◆ What is required:
Gather from the listing below each line that includes the word "chart", and copy it.

◆ Data lines:
━━━━━━━━━━━━━━━━━━━━
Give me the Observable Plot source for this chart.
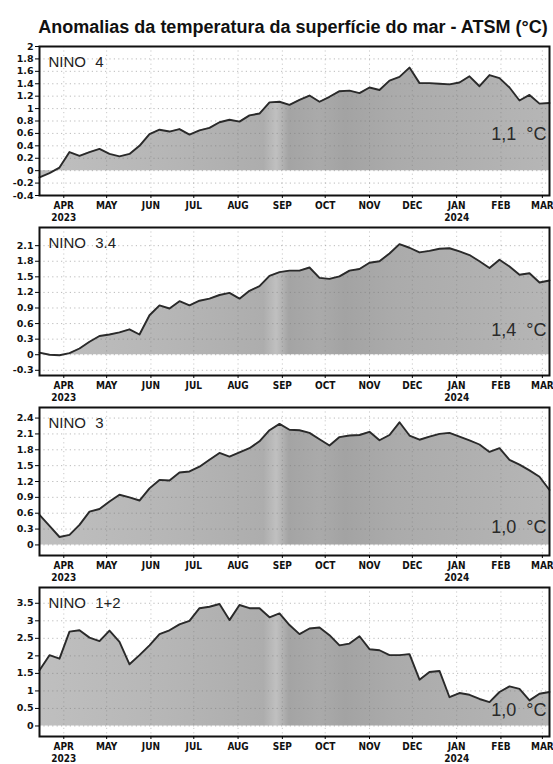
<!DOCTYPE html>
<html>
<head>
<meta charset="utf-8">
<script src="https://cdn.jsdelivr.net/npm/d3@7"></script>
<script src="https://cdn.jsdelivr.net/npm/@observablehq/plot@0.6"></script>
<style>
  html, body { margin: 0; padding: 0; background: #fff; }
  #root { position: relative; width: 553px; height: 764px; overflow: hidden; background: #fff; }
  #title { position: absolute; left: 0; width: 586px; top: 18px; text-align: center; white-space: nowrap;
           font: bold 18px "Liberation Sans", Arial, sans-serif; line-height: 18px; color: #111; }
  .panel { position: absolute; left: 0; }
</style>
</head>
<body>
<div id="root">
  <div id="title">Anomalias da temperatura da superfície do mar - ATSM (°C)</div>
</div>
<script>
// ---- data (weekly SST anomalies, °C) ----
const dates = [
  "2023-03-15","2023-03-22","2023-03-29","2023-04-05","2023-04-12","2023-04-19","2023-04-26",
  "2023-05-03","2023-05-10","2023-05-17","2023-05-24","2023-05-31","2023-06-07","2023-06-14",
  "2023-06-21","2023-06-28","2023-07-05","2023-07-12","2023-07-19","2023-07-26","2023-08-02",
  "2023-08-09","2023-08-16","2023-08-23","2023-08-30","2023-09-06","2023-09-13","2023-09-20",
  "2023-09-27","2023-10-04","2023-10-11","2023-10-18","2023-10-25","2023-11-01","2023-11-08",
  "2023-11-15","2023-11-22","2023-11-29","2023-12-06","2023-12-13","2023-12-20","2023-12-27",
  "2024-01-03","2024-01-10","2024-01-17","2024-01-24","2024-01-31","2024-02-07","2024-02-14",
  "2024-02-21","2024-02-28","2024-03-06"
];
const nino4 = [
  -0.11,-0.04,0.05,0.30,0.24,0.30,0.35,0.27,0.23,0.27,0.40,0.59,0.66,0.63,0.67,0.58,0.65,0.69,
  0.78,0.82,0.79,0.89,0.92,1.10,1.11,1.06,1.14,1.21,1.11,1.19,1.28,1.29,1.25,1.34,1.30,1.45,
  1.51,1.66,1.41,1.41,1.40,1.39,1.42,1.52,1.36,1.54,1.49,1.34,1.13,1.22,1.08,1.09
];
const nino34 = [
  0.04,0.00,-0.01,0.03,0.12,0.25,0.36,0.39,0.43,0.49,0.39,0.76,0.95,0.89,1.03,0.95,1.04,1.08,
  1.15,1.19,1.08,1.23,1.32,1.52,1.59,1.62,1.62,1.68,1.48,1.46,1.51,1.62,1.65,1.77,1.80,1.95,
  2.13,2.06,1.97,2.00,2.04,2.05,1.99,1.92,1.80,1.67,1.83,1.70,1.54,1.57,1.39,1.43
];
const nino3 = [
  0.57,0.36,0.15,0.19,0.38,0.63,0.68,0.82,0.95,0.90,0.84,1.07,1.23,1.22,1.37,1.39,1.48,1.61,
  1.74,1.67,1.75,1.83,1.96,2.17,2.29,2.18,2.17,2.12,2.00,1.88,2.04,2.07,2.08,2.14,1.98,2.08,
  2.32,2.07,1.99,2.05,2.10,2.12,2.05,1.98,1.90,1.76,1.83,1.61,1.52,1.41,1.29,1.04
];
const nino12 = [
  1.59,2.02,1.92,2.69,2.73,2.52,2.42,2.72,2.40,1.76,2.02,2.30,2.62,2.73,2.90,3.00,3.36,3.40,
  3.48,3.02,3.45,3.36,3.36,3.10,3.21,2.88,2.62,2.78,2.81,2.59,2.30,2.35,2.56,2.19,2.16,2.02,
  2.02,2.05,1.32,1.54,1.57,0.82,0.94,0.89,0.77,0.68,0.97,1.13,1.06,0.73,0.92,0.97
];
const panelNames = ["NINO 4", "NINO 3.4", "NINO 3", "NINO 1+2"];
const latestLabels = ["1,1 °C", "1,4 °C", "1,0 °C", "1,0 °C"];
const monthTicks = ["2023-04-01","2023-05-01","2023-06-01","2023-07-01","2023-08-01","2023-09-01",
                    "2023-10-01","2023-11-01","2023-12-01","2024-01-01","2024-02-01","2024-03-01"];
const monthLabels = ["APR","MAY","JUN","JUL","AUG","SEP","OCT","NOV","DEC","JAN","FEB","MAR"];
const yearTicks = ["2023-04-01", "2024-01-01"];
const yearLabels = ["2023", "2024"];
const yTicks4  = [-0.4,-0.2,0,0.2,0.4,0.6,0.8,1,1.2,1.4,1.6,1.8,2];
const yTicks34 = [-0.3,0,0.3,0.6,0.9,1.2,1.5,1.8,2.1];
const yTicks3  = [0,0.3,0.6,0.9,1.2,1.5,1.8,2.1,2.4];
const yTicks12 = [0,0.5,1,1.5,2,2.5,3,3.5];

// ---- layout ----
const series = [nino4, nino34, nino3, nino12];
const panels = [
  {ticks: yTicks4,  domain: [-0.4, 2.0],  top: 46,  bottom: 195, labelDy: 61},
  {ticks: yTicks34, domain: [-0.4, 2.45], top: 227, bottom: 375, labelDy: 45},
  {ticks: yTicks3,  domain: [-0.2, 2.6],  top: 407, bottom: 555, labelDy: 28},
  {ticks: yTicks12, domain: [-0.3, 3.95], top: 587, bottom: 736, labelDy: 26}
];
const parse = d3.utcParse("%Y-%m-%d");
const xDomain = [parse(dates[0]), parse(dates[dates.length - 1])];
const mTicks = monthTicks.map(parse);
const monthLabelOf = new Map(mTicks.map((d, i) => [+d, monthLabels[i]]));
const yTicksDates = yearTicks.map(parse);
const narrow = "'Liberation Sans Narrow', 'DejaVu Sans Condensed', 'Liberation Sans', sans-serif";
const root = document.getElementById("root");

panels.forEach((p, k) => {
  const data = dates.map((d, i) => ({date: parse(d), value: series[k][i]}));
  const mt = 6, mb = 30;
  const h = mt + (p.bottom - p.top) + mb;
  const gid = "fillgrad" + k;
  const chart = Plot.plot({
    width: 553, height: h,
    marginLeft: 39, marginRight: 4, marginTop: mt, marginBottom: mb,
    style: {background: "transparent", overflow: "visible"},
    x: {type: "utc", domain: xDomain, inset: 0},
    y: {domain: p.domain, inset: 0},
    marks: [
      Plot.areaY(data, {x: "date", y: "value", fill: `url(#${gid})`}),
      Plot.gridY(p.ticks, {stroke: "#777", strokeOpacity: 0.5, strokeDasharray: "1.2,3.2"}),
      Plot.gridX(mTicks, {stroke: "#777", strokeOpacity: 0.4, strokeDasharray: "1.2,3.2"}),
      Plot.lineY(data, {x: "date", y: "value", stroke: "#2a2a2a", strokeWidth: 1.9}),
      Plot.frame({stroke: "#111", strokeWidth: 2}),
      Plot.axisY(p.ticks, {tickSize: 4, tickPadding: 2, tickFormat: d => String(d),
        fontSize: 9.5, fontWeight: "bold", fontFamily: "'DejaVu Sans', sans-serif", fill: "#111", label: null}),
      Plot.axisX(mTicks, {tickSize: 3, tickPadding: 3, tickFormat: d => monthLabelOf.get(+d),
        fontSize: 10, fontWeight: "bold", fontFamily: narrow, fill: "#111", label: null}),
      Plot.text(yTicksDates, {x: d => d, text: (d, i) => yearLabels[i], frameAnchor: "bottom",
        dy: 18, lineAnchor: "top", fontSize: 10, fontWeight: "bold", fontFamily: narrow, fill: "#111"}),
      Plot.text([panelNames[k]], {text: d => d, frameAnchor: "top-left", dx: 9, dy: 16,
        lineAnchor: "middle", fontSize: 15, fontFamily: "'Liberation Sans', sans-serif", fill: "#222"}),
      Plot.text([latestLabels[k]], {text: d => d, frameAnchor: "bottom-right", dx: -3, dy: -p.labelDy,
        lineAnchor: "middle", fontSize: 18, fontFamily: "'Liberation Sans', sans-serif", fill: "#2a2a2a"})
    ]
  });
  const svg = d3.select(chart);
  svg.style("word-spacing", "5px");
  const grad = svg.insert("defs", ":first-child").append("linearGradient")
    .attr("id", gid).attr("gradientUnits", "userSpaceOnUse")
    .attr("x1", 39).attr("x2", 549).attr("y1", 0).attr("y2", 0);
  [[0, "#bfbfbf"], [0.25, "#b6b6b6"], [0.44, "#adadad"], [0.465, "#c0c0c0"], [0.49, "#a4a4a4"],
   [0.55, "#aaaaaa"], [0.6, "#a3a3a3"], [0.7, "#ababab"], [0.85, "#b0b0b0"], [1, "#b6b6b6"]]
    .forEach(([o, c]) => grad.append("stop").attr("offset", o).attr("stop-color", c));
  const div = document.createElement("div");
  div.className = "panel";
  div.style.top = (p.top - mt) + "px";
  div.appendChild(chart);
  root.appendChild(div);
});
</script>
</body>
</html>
━━━━━━━━━━━━━━━━━━━━
◆ Result of this exercise:
Give me the Observable Plot source for this chart.
  const chart = Plot.plot({
  const svg = d3.select(chart);
  div.appendChild(chart);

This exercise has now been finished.